» TASK BRIEF
Using the material below, repeat exactly the lines from the one with "Output the web" through the one with "const TICK_FS = 16.5;", ends included, without any images.

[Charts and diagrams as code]
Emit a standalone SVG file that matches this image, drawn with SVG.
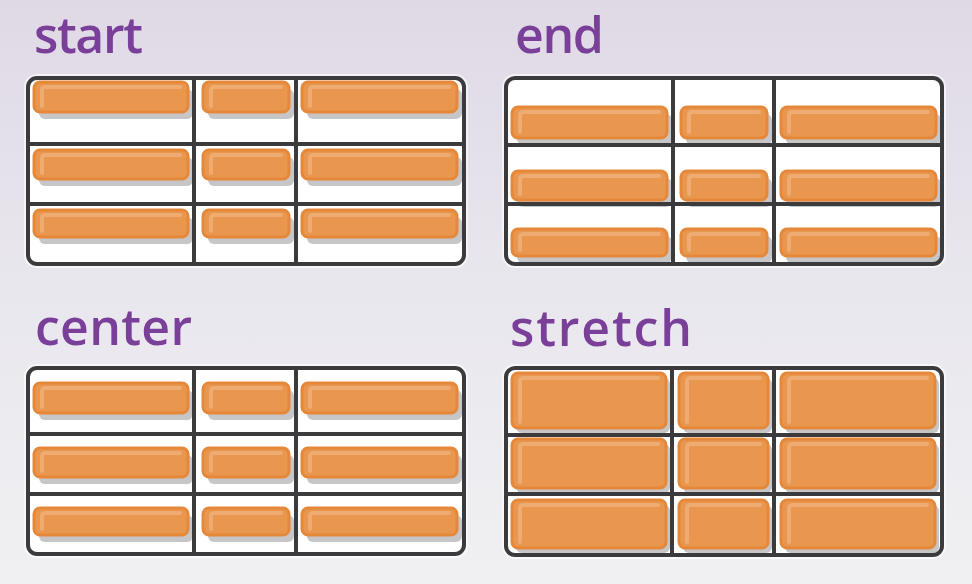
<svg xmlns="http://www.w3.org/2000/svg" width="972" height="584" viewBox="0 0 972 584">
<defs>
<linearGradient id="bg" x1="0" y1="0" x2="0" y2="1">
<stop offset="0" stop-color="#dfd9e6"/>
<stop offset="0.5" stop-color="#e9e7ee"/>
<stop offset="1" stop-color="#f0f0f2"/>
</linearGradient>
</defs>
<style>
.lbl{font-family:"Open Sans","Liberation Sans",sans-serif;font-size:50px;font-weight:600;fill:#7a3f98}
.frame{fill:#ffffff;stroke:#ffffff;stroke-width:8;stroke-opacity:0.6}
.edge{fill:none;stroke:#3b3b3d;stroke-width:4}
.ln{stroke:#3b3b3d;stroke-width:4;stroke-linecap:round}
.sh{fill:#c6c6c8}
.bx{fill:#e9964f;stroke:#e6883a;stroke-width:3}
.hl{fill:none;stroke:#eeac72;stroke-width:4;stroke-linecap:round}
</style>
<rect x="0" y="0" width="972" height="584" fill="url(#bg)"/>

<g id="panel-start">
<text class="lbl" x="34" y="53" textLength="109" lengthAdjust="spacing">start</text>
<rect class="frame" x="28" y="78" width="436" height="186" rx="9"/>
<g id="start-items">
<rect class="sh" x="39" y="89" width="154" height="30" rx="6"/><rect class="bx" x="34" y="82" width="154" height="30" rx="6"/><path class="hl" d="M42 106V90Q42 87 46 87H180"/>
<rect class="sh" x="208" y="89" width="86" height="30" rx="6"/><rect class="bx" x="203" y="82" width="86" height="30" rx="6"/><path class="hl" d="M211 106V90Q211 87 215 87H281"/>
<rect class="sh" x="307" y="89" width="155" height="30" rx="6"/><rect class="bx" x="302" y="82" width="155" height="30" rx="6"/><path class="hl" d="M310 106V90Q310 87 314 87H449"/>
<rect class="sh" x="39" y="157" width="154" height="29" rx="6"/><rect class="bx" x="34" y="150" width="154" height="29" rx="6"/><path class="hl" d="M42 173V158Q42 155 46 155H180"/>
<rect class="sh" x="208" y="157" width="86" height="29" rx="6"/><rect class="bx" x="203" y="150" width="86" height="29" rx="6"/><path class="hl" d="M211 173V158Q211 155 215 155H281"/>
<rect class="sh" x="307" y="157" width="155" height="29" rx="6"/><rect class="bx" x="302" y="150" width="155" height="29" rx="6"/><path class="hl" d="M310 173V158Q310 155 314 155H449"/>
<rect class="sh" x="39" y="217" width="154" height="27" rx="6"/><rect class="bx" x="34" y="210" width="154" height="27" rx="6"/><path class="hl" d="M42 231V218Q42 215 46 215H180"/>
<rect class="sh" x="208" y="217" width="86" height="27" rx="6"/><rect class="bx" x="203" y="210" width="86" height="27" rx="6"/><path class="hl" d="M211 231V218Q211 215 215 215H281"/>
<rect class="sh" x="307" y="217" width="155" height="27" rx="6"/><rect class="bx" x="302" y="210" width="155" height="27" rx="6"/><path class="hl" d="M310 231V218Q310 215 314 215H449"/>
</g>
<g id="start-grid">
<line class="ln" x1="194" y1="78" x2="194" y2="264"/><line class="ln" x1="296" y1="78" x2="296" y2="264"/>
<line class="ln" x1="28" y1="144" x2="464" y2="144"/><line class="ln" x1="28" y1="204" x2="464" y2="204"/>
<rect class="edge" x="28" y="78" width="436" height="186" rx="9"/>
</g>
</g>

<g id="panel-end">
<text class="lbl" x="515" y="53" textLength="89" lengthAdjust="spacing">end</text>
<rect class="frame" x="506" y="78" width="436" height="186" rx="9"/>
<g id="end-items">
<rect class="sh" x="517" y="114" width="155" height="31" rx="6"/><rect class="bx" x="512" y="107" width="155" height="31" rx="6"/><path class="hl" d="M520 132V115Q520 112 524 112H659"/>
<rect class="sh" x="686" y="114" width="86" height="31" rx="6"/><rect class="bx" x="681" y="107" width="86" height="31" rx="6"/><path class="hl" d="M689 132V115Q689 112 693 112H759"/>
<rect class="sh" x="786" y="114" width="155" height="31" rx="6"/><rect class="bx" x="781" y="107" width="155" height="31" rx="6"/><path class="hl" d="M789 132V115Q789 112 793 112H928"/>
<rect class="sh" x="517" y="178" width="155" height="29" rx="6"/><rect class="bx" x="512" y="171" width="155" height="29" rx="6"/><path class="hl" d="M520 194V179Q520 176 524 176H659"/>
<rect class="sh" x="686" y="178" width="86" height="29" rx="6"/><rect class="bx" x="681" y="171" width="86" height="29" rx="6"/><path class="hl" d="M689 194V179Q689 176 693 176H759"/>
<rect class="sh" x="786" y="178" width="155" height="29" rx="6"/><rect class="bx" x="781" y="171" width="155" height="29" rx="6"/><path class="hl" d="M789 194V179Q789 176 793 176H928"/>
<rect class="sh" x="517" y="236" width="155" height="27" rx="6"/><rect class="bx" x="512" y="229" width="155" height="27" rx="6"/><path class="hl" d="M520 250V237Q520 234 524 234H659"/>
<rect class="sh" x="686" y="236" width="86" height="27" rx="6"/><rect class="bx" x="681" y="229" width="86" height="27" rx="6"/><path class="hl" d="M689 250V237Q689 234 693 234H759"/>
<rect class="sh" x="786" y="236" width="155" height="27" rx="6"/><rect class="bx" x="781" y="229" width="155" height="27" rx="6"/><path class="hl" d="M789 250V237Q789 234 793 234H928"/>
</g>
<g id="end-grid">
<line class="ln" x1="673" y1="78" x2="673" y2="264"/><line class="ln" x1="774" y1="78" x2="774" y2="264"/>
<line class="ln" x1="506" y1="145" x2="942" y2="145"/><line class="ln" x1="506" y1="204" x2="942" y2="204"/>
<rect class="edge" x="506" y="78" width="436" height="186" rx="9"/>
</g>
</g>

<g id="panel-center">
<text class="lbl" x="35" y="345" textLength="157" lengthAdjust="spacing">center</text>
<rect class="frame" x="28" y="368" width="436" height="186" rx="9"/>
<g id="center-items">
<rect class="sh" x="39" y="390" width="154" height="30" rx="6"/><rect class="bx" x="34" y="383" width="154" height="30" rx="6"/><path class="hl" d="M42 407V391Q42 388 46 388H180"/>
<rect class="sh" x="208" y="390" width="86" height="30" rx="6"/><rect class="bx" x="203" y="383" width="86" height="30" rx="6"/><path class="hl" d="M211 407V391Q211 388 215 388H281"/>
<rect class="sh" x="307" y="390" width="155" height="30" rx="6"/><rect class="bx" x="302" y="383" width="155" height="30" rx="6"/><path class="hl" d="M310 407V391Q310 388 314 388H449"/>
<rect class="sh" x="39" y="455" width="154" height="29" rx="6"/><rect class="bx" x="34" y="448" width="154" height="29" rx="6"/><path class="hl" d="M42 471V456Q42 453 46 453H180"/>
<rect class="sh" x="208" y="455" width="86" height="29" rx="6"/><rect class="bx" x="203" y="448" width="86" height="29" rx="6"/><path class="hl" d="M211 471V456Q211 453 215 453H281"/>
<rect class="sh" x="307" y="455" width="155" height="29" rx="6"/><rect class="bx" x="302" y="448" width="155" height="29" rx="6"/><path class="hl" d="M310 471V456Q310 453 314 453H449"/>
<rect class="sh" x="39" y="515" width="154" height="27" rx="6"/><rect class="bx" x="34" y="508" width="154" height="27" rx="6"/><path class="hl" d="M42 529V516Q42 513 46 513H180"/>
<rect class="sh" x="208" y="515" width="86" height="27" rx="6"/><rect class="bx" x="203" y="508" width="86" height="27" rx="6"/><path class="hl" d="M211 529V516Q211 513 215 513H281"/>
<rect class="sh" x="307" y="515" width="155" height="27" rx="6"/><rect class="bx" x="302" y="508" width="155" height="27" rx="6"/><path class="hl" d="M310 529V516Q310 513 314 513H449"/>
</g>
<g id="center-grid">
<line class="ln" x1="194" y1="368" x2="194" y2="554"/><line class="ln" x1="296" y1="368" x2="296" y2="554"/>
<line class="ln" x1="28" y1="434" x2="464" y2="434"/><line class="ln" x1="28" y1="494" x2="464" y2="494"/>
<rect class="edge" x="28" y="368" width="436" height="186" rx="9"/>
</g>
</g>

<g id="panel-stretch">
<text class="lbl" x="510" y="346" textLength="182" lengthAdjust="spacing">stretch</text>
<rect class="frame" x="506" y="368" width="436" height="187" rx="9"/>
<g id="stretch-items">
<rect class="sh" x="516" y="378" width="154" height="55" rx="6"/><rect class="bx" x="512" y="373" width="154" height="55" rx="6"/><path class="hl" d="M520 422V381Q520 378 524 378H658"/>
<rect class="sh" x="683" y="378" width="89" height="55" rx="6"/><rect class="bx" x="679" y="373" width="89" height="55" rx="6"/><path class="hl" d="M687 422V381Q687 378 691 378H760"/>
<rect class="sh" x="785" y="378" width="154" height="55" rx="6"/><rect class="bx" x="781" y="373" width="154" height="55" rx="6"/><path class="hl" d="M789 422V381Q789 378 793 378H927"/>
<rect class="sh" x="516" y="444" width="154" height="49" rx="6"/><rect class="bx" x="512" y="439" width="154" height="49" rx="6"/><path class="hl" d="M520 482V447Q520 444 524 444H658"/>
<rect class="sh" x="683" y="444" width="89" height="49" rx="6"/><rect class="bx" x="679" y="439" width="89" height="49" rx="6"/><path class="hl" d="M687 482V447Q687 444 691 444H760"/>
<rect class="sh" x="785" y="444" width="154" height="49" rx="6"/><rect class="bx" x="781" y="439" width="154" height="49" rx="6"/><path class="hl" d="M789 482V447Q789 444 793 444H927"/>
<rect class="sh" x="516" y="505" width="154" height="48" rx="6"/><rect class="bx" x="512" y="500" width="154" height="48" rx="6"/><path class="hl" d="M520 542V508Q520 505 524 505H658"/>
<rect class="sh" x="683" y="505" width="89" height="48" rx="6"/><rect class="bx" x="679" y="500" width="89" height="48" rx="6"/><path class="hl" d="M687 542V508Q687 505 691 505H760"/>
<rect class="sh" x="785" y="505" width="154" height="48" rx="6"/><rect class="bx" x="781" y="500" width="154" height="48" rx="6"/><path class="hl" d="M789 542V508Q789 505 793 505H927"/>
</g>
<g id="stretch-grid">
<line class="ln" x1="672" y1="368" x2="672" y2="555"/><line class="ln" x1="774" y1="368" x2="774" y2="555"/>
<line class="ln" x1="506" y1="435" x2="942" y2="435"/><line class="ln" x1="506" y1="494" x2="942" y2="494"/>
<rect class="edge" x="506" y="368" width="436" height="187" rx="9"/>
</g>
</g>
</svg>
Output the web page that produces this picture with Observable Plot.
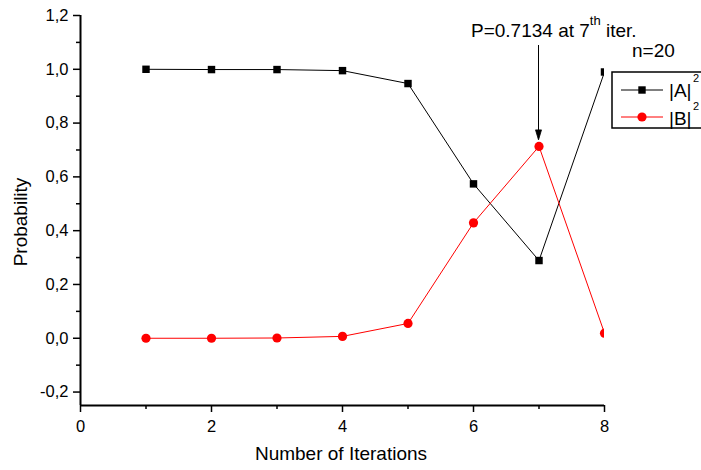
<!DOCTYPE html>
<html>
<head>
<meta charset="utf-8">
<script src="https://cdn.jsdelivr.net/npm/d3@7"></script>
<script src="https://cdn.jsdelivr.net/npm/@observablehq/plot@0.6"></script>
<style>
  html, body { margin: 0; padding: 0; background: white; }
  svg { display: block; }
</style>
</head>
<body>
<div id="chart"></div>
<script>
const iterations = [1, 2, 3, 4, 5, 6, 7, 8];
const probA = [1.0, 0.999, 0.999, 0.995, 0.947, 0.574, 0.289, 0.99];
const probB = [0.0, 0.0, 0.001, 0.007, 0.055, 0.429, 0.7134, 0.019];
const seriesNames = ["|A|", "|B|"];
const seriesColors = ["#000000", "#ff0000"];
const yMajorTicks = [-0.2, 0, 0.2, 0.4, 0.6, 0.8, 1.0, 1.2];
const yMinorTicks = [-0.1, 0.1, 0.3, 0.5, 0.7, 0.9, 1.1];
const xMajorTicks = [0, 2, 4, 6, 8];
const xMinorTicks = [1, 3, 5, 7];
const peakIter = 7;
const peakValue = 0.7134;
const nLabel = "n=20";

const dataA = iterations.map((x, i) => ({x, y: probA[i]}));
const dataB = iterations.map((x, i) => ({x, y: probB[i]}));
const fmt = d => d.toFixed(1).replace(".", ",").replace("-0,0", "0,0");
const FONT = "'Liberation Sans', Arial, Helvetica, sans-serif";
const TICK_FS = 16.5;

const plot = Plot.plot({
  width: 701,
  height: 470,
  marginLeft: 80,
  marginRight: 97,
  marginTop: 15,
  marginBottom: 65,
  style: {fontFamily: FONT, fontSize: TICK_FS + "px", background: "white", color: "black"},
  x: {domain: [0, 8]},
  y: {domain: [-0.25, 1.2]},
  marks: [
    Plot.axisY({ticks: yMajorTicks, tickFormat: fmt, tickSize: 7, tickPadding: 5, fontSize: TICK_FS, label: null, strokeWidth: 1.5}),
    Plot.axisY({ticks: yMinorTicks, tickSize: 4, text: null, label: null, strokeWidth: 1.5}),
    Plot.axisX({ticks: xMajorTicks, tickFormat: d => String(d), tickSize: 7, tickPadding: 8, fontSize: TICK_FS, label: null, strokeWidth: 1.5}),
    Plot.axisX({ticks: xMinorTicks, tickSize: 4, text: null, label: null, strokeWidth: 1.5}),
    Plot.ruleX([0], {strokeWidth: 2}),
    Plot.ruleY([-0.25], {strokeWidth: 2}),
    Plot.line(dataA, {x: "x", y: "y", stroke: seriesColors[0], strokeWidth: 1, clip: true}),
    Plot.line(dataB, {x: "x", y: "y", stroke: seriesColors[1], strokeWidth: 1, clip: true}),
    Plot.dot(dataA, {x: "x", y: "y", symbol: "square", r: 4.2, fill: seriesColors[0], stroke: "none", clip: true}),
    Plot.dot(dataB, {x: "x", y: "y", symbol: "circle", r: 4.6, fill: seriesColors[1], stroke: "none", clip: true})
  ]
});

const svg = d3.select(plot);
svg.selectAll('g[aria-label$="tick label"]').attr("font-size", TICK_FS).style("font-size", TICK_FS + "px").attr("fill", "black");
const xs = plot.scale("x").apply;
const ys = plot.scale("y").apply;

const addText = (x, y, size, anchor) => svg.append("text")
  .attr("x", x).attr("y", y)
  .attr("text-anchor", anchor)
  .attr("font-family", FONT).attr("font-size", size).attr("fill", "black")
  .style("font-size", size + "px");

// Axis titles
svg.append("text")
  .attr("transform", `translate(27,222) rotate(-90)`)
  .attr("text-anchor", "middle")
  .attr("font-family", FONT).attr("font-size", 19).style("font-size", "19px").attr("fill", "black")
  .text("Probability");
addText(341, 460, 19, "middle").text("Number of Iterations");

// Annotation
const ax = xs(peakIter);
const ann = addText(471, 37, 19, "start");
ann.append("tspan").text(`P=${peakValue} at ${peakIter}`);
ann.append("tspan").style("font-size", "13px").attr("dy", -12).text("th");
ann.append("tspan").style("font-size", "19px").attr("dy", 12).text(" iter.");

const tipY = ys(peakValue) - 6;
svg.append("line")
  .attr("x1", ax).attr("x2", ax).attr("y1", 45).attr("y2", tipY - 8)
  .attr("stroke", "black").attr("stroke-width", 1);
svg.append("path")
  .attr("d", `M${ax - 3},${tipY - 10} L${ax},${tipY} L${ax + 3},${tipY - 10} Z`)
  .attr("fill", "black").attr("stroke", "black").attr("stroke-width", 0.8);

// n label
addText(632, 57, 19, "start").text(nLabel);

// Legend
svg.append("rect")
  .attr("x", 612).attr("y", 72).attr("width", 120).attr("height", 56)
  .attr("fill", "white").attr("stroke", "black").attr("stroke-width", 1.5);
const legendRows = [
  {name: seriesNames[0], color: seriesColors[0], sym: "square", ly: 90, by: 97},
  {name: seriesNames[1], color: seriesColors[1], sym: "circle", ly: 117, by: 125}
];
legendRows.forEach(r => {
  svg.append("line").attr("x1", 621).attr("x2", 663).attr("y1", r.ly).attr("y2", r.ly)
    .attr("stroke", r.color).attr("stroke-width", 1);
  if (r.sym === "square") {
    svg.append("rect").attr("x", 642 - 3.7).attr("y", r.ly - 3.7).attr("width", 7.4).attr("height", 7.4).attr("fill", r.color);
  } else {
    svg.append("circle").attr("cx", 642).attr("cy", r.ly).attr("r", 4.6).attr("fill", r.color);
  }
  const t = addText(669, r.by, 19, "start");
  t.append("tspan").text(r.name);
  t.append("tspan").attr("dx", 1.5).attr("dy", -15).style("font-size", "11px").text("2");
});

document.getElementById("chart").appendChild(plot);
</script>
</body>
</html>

» OUTPUT BELOW
Output the web page that produces this picture with Observable Plot.
<!DOCTYPE html>
<html>
<head>
<meta charset="utf-8">
<script src="https://cdn.jsdelivr.net/npm/d3@7"></script>
<script src="https://cdn.jsdelivr.net/npm/@observablehq/plot@0.6"></script>
<style>
  html, body { margin: 0; padding: 0; background: white; }
  svg { display: block; }
</style>
</head>
<body>
<div id="chart"></div>
<script>
const iterations = [1, 2, 3, 4, 5, 6, 7, 8];
const probA = [1.0, 0.999, 0.999, 0.995, 0.947, 0.574, 0.289, 0.99];
const probB = [0.0, 0.0, 0.001, 0.007, 0.055, 0.429, 0.7134, 0.019];
const seriesNames = ["|A|", "|B|"];
const seriesColors = ["#000000", "#ff0000"];
const yMajorTicks = [-0.2, 0, 0.2, 0.4, 0.6, 0.8, 1.0, 1.2];
const yMinorTicks = [-0.1, 0.1, 0.3, 0.5, 0.7, 0.9, 1.1];
const xMajorTicks = [0, 2, 4, 6, 8];
const xMinorTicks = [1, 3, 5, 7];
const peakIter = 7;
const peakValue = 0.7134;
const nLabel = "n=20";

const dataA = iterations.map((x, i) => ({x, y: probA[i]}));
const dataB = iterations.map((x, i) => ({x, y: probB[i]}));
const fmt = d => d.toFixed(1).replace(".", ",").replace("-0,0", "0,0");
const FONT = "'Liberation Sans', Arial, Helvetica, sans-serif";
const TICK_FS = 16.5;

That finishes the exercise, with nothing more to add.